### Work required
Transcribe the listing in full, excluding any pictures.

— BEGIN Data provided —

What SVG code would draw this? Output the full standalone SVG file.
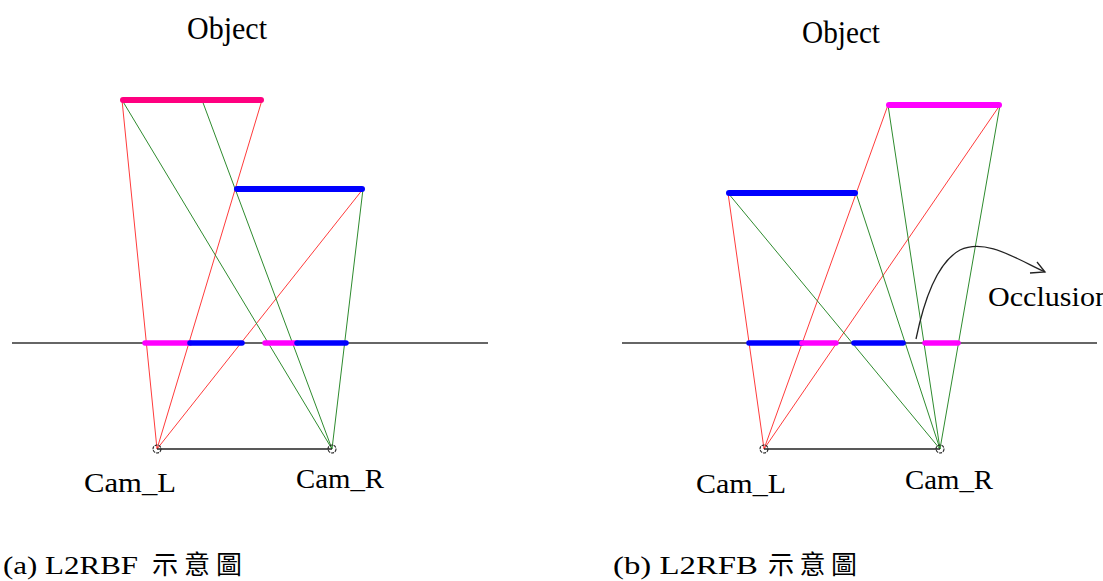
<svg xmlns="http://www.w3.org/2000/svg" width="1103" height="581" viewBox="0 0 1103 581">
<style>
.bg{fill:#fff}
.axis{stroke:#333;stroke-width:1.3;fill:none}
.base{stroke:#222;stroke-width:1.3;fill:none}
.r{stroke:#ff3b3b;stroke-width:1;fill:none}
.g{stroke:#2e8b2e;stroke-width:1;fill:none}
.bar{stroke-width:6;stroke-linecap:round;fill:none}
.seg{stroke-width:5.5;stroke-linecap:round;fill:none}
.pk{stroke:#ff0080}
.mg{stroke:#ff00ff}
.bl{stroke:#0000ff}
.cam{fill:none;stroke:#222;stroke-width:1.1;stroke-dasharray:3 1}
.lbl{font-family:"Liberation Serif","Times New Roman",serif;fill:#000}
.cap{font-family:"Liberation Serif","Noto Sans CJK TC",serif;font-size:26px;fill:#000}
</style>
<rect class="bg" x="0" y="0" width="1103" height="581"/>

<g id="connectors">
  <!-- left diagram rays -->
  <line class="r" x1="157" y1="449" x2="122" y2="100"/>
  <line class="r" x1="157" y1="449" x2="262" y2="100"/>
  <line class="r" x1="157" y1="449" x2="363" y2="189"/>
  <line class="g" x1="332" y1="449" x2="122" y2="100"/>
  <line class="g" x1="332" y1="449" x2="202" y2="100"/>
  <line class="g" x1="332" y1="449" x2="363" y2="189"/>
  <!-- right diagram rays -->
  <line class="r" x1="764" y1="449" x2="728" y2="193"/>
  <line class="r" x1="764" y1="449" x2="888" y2="105"/>
  <line class="r" x1="764" y1="449" x2="1000" y2="105"/>
  <line class="g" x1="940" y1="449" x2="728" y2="193"/>
  <line class="g" x1="940" y1="449" x2="856" y2="193"/>
  <line class="g" x1="940" y1="449" x2="888" y2="105"/>
  <line class="g" x1="940" y1="449" x2="1000" y2="105"/>
  <!-- occlusion arrow -->
  <path class="base" d="M916 339 C924 300 938 262 960 250 C985 238 1015 258 1045 272"/>
  <path class="base" d="M1037 262 L1045 272 L1030 273"/>
</g>

<g id="left-diagram">
  <line class="axis" x1="12" y1="343" x2="488" y2="343"/>
  <line class="base" x1="157" y1="449" x2="332" y2="449"/>
  <line class="bar pk" x1="123" y1="100" x2="261" y2="100"/>
  <line class="bar bl" x1="237" y1="189" x2="362" y2="189"/>
  <line class="seg mg" x1="145" y1="343" x2="190" y2="343"/>
  <line class="seg bl" x1="190" y1="343" x2="242" y2="343"/>
  <line class="seg mg" x1="265" y1="343" x2="297" y2="343"/>
  <line class="seg bl" x1="297" y1="343" x2="346" y2="343"/>
  <circle class="cam" cx="157" cy="449" r="4"/>
  <circle class="cam" cx="332" cy="449" r="4"/>
</g>

<g id="right-diagram">
  <line class="axis" x1="622" y1="343" x2="1097" y2="343"/>
  <line class="base" x1="764" y1="449" x2="940" y2="449"/>
  <line class="bar mg" x1="889" y1="105" x2="999" y2="105"/>
  <line class="bar bl" x1="729" y1="193" x2="855" y2="193"/>
  <line class="seg bl" x1="749" y1="343" x2="802" y2="343"/>
  <line class="seg mg" x1="802" y1="343" x2="836" y2="343"/>
  <line class="seg bl" x1="854" y1="343" x2="903" y2="343"/>
  <line class="seg mg" x1="925" y1="343" x2="958" y2="343"/>
  <circle class="cam" cx="764" cy="449" r="4"/>
  <circle class="cam" cx="940" cy="449" r="4"/>
</g>

<g id="labels">
  <text class="lbl" x="187" y="39" font-size="31" textLength="80" lengthAdjust="spacingAndGlyphs">Object</text>
  <text class="lbl" x="802" y="43" font-size="31" textLength="78" lengthAdjust="spacingAndGlyphs">Object</text>
  <text class="lbl" x="84" y="492" font-size="27" textLength="92" lengthAdjust="spacingAndGlyphs">Cam_L</text>
  <text class="lbl" x="296" y="488" font-size="27" textLength="88" lengthAdjust="spacingAndGlyphs">Cam_R</text>
  <text class="lbl" x="696" y="493" font-size="27" textLength="90" lengthAdjust="spacingAndGlyphs">Cam_L</text>
  <text class="lbl" x="905" y="489" font-size="27" textLength="88" lengthAdjust="spacingAndGlyphs">Cam_R</text>
  <text class="lbl" x="988" y="306" font-size="28" textLength="122" lengthAdjust="spacingAndGlyphs">Occlusion</text>
</g>

<g id="captions">
  <text class="cap" x="3" y="574" textLength="135" lengthAdjust="spacingAndGlyphs">(a) L2RBF</text>
  <text class="cap" x="152" y="574" textLength="90" lengthAdjust="spacing">示意圖</text>
  <text class="cap" x="613" y="574" textLength="145" lengthAdjust="spacingAndGlyphs">(b) L2RFB</text>
  <text class="cap" x="768" y="574" textLength="89" lengthAdjust="spacing">示意圖</text>
</g>
</svg>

— END Data provided —

### Correct answer
What SVG code would draw this? Output the full standalone SVG file.
<svg xmlns="http://www.w3.org/2000/svg" width="1103" height="581" viewBox="0 0 1103 581">
<style>
.bg{fill:#fff}
.axis{stroke:#333;stroke-width:1.3;fill:none}
.base{stroke:#222;stroke-width:1.3;fill:none}
.r{stroke:#ff3b3b;stroke-width:1;fill:none}
.g{stroke:#2e8b2e;stroke-width:1;fill:none}
.bar{stroke-width:6;stroke-linecap:round;fill:none}
.seg{stroke-width:5.5;stroke-linecap:round;fill:none}
.pk{stroke:#ff0080}
.mg{stroke:#ff00ff}
.bl{stroke:#0000ff}
.cam{fill:none;stroke:#222;stroke-width:1.1;stroke-dasharray:3 1}
.lbl{font-family:"Liberation Serif","Times New Roman",serif;fill:#000}
.cap{font-family:"Liberation Serif","Noto Sans CJK TC",serif;font-size:26px;fill:#000}
</style>
<rect class="bg" x="0" y="0" width="1103" height="581"/>

<g id="connectors">
  <!-- left diagram rays -->
  <line class="r" x1="157" y1="449" x2="122" y2="100"/>
  <line class="r" x1="157" y1="449" x2="262" y2="100"/>
  <line class="r" x1="157" y1="449" x2="363" y2="189"/>
  <line class="g" x1="332" y1="449" x2="122" y2="100"/>
  <line class="g" x1="332" y1="449" x2="202" y2="100"/>
  <line class="g" x1="332" y1="449" x2="363" y2="189"/>
  <!-- right diagram rays -->
  <line class="r" x1="764" y1="449" x2="728" y2="193"/>
  <line class="r" x1="764" y1="449" x2="888" y2="105"/>
  <line class="r" x1="764" y1="449" x2="1000" y2="105"/>
  <line class="g" x1="940" y1="449" x2="728" y2="193"/>
  <line class="g" x1="940" y1="449" x2="856" y2="193"/>
  <line class="g" x1="940" y1="449" x2="888" y2="105"/>
  <line class="g" x1="940" y1="449" x2="1000" y2="105"/>
  <!-- occlusion arrow -->
  <path class="base" d="M916 339 C924 300 938 262 960 250 C985 238 1015 258 1045 272"/>
  <path class="base" d="M1037 262 L1045 272 L1030 273"/>
</g>

<g id="left-diagram">
  <line class="axis" x1="12" y1="343" x2="488" y2="343"/>
  <line class="base" x1="157" y1="449" x2="332" y2="449"/>
  <line class="bar pk" x1="123" y1="100" x2="261" y2="100"/>
  <line class="bar bl" x1="237" y1="189" x2="362" y2="189"/>
  <line class="seg mg" x1="145" y1="343" x2="190" y2="343"/>
  <line class="seg bl" x1="190" y1="343" x2="242" y2="343"/>
  <line class="seg mg" x1="265" y1="343" x2="297" y2="343"/>
  <line class="seg bl" x1="297" y1="343" x2="346" y2="343"/>
  <circle class="cam" cx="157" cy="449" r="4"/>
  <circle class="cam" cx="332" cy="449" r="4"/>
</g>

<g id="right-diagram">
  <line class="axis" x1="622" y1="343" x2="1097" y2="343"/>
  <line class="base" x1="764" y1="449" x2="940" y2="449"/>
  <line class="bar mg" x1="889" y1="105" x2="999" y2="105"/>
  <line class="bar bl" x1="729" y1="193" x2="855" y2="193"/>
  <line class="seg bl" x1="749" y1="343" x2="802" y2="343"/>
  <line class="seg mg" x1="802" y1="343" x2="836" y2="343"/>
  <line class="seg bl" x1="854" y1="343" x2="903" y2="343"/>
  <line class="seg mg" x1="925" y1="343" x2="958" y2="343"/>
  <circle class="cam" cx="764" cy="449" r="4"/>
  <circle class="cam" cx="940" cy="449" r="4"/>
</g>

<g id="labels">
  <text class="lbl" x="187" y="39" font-size="31" textLength="80" lengthAdjust="spacingAndGlyphs">Object</text>
  <text class="lbl" x="802" y="43" font-size="31" textLength="78" lengthAdjust="spacingAndGlyphs">Object</text>
  <text class="lbl" x="84" y="492" font-size="27" textLength="92" lengthAdjust="spacingAndGlyphs">Cam_L</text>
  <text class="lbl" x="296" y="488" font-size="27" textLength="88" lengthAdjust="spacingAndGlyphs">Cam_R</text>
  <text class="lbl" x="696" y="493" font-size="27" textLength="90" lengthAdjust="spacingAndGlyphs">Cam_L</text>
  <text class="lbl" x="905" y="489" font-size="27" textLength="88" lengthAdjust="spacingAndGlyphs">Cam_R</text>
  <text class="lbl" x="988" y="306" font-size="28" textLength="122" lengthAdjust="spacingAndGlyphs">Occlusion</text>
</g>

<g id="captions">
  <text class="cap" x="3" y="574" textLength="135" lengthAdjust="spacingAndGlyphs">(a) L2RBF</text>
  <text class="cap" x="152" y="574" textLength="90" lengthAdjust="spacing">示意圖</text>
  <text class="cap" x="613" y="574" textLength="145" lengthAdjust="spacingAndGlyphs">(b) L2RFB</text>
  <text class="cap" x="768" y="574" textLength="89" lengthAdjust="spacing">示意圖</text>
</g>
</svg>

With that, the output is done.